I didn’t have an orgasm until I was in my mid 20s too. My first one was much more related to mental than physical stimulation. I found that reading erotica online really got me turned on and I still find that fantasies are essential for me to reach orgasm, which is probably why I find it much easier to reach orgasm on my own than with my OH.
I am very sensitive around the clitoris too - too much power or touching directly is painful for me. I find that a lower frequency vibrator held above the clitoris works for me. Lower frequencies travel further through the body which I find better personally but then we are all different.
Just try to take your time and enjoy exploring your body.
I’m afraid there’s nothing that can actually guarantee an orgasm as we’re all different. What may be a go to for one person won’t be for another.
I didn’t start using toys properly until later in life. I just used my hand to stimulate my clit and opening through my underwear before. When I started using penetrative toys, I didn’t orgasm straight away. It was almost like I was learning how to as I went a long. Just take your time to figure out what you like. I think the first toy I climaxed with was a rabbit. But now, I can pretty much cum with anything I use (even if the toy isn’t great. Haha). The only thing I can’t seem to do is climax with clit stimulation alone, but even my fingers will do for that.
I would say the most underrated tool is the brain. Fantasy and thought play a huge part in arousal. If your brain isn’t in the right mood, the rest of your body probably won’t be either. Have you tried thinking of something that turns you on, reading erotica or watching porn? It makes it easier to climax that way.

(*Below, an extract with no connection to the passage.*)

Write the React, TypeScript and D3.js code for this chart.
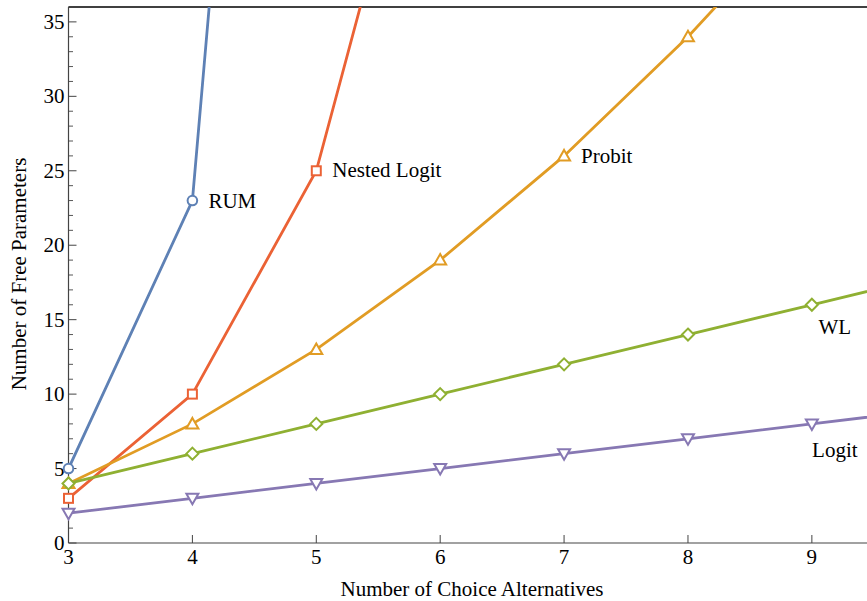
import React from "react";
import * as d3 from "d3";

const alternatives = [3, 4, 5, 6, 7, 8, 9, 10];
const rumValues = [5, 23, 119];
const nestedLogitValues = [3, 10, 25, 56];
const probitValues = [4, 8, 13, 19, 26, 34, 43];
const wlValues = [4, 6, 8, 10, 12, 14, 16, 18];
const logitValues = [2, 3, 4, 5, 6, 7, 8, 9];
const xTicks = [3, 4, 5, 6, 7, 8, 9];
const yTicks = [0, 5, 10, 15, 20, 25, 30, 35];

const series = [
  { name: "RUM", values: rumValues, color: "#5E81B5", marker: "circle" },
  { name: "Nested Logit", values: nestedLogitValues, color: "#EB6235", marker: "square" },
  { name: "Probit", values: probitValues, color: "#E19C24", marker: "up" },
  { name: "WL", values: wlValues, color: "#8FB032", marker: "diamond" },
  { name: "Logit", values: logitValues, color: "#8778B3", marker: "down" },
];

// label anchor: which point, and pixel offset
const labels = [
  { name: "RUM", at: 4, dx: 16, dy: 7, anchor: "start" },
  { name: "Nested Logit", at: 5, dx: 16, dy: 6, anchor: "start" },
  { name: "Probit", at: 7, dx: 17, dy: 7, anchor: "start" },
  { name: "WL", at: 9, dx: 23, dy: 29, anchor: "middle" },
  { name: "Logit", at: 9, dx: 23, dy: 33, anchor: "middle" },
];

const W = 867;
const H = 601;
const font = "'Liberation Serif', 'Times New Roman', serif";
const fs = 21;

function Marker({ type, x, y, color }: { type: string; x: number; y: number; color: string }) {
  const common = { fill: "white", stroke: color, strokeWidth: 2 };
  if (type === "circle") return <circle cx={x} cy={y} r={4.8} {...common} />;
  if (type === "square") return <rect x={x - 4.5} y={y - 4.5} width={9} height={9} {...common} />;
  if (type === "diamond")
    return <path d={`M${x},${y - 6}L${x + 6},${y}L${x},${y + 6}L${x - 6},${y}Z`} {...common} />;
  if (type === "up")
    return <path d={`M${x},${y - 6}L${x + 6},${y + 4.5}L${x - 6},${y + 4.5}Z`} {...common} />;
  return <path d={`M${x},${y + 6}L${x + 6},${y - 4.5}L${x - 6},${y - 4.5}Z`} {...common} />;
}

export default function App() {
  const left = 68.5;
  const right = W;
  const top = 7;
  const bottom = 543;

  const x = d3.scaleLinear().domain([3, 9.445]).range([left, right]);
  const y = d3.scaleLinear().domain([0, 36]).range([bottom, top]);

  const line = d3
    .line<number>()
    .x((_, i) => x(alternatives[i]))
    .y((d) => y(d));

  const minorY = d3.range(0, 37, 1).filter((v) => v % 5 !== 0);

  return (
    <svg width={W} height={H} style={{ position: "absolute", left: 0, top: 0, background: "white" }}>
      <defs>
        <clipPath id="plot">
          <rect x={left} y={top} width={right - left} height={bottom - top} />
        </clipPath>
      </defs>

      {/* frame */}
      <line x1={left} x2={right} y1={top} y2={top} stroke="#000" strokeWidth={1.3} />
      <line x1={left} x2={left} y1={top} y2={bottom} stroke="#444" strokeWidth={1.2} />
      <line x1={left} x2={right} y1={bottom} y2={bottom} stroke="#444" strokeWidth={1.2} />

      {/* x ticks */}
      {xTicks.map((t) => (
        <g key={t}>
          <line x1={x(t)} x2={x(t)} y1={bottom} y2={bottom - 8} stroke="#444" strokeWidth={1} />
          <text x={x(t)} y={bottom + 21} textAnchor="middle" fontFamily={font} fontSize={fs}>
            {t}
          </text>
        </g>
      ))}

      {/* y ticks */}
      {yTicks.map((t) => (
        <g key={t}>
          <line x1={left} x2={left + 8} y1={y(t)} y2={y(t)} stroke="#444" strokeWidth={1} />
          <text x={left - 4} y={y(t) + 7} textAnchor="end" fontFamily={font} fontSize={fs}>
            {t}
          </text>
        </g>
      ))}
      {minorY.map((t) => (
        <line key={t} x1={left} x2={left + 4.5} y1={y(t)} y2={y(t)} stroke="#444" strokeWidth={0.9} />
      ))}

      {/* lines */}
      <g clipPath="url(#plot)">
        {series.map((s) => (
          <path key={s.name} d={line(s.values) || ""} fill="none" stroke={s.color} strokeWidth={2.8} />
        ))}
      </g>

      {/* markers */}
      {series.map((s) =>
        s.values.map((v, i) =>
          v <= 36 && alternatives[i] <= 9.445 ? (
            <Marker key={s.name + i} type={s.marker} x={x(alternatives[i])} y={y(v)} color={s.color} />
          ) : null
        )
      )}

      {/* labels */}
      {labels.map((l) => {
        const s = series.find((d) => d.name === l.name)!;
        const idx = alternatives.indexOf(l.at);
        return (
          <text
            key={l.name}
            x={x(l.at) + l.dx}
            y={y(s.values[idx]) + l.dy}
            textAnchor={l.anchor as any}
            fontFamily={font}
            fontSize={fs}
          >
            {l.name}
          </text>
        );
      })}

      {/* axis titles */}
      <text x={472} y={596} textAnchor="middle" fontFamily={font} fontSize={fs}>
        Number of Choice Alternatives
      </text>
      <text
        transform={`translate(26, ${274}) rotate(-90)`}
        textAnchor="middle"
        fontFamily={font}
        fontSize={fs}
      >
        Number of Free Parameters
      </text>
    </svg>
  );
}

There are all sorts of internal toys to chose from. I love girthy toys with texture as they can be very stimulating. G-spot toys can also be great to get blended orgasms as some people have mentioned above.
Thanks for advice so far everyone, I’ve just done an order and treated myself to some new toys. (I couldn’t wait till January so paid for faster delivery, meaning I’ll be sat waiting for the postman over the next 2 days!)
Realistic Suction Cup Dildo 7.5 Inch
Power Buddies Clitoral Tongue Vibrator
BASICS Slimline Realistic Dildo Vibrator 8 Inch
Lovehoney Magic Bullet 10 Function Rainbow Bullet Vibrator Rainbow
Hoping to get something more from them. I currently have a small vibe which only has one setting. I also bought the Lovehoney Thrill Seeker 10 Function Remote Control Love Egg Vibrator a couple of weeks back. All I find woth this toy is its quite noisy on the lowest setting and I cant really feel it (In a pleasurable way) so I’m a bit put off turning the vibes up with the noise level.
Any tips about any of these toys would be great x
Hey @stephw22 welcome. I’m not an expert at female orgasms sadly, but you may be trying to hard. Might be an idea to get yourself completely at ease. Make sure you’re guaranteed some alone time. Pick what toy you want to try. Perhaps wear a blindfold and listen to some erotic hypnosis but don’t try to force the issue. The body is an amazing thing and often works away by itself!
@Scottishfunk Yes I get what you mean about trying to hard.
I’ve masturbated for a few years now (I’m 24) but only recently started to buy toys. I just get so frustrated over the fact I havnt and can’t seem to that it takes the fun away.
(I’ve only stocked up on toys because there’s 50% off plus my 20% student discount).
@stephw22 as a lot of people have said theres no guarantee of orgasm sadly as everyone is wired differently. The first time I used an aneros prostate massager I felt nothing compared to what others did. But I learned to completely relax, literally not do anything other than close my eyes and breathe. Cleared my mind of everything, and my body took over to have the best solo sex (and maybe just sex) I’ve ever had. I doubt my wife had ever had an orgasm, I believe she won’t let herself a bit like what you’re describing.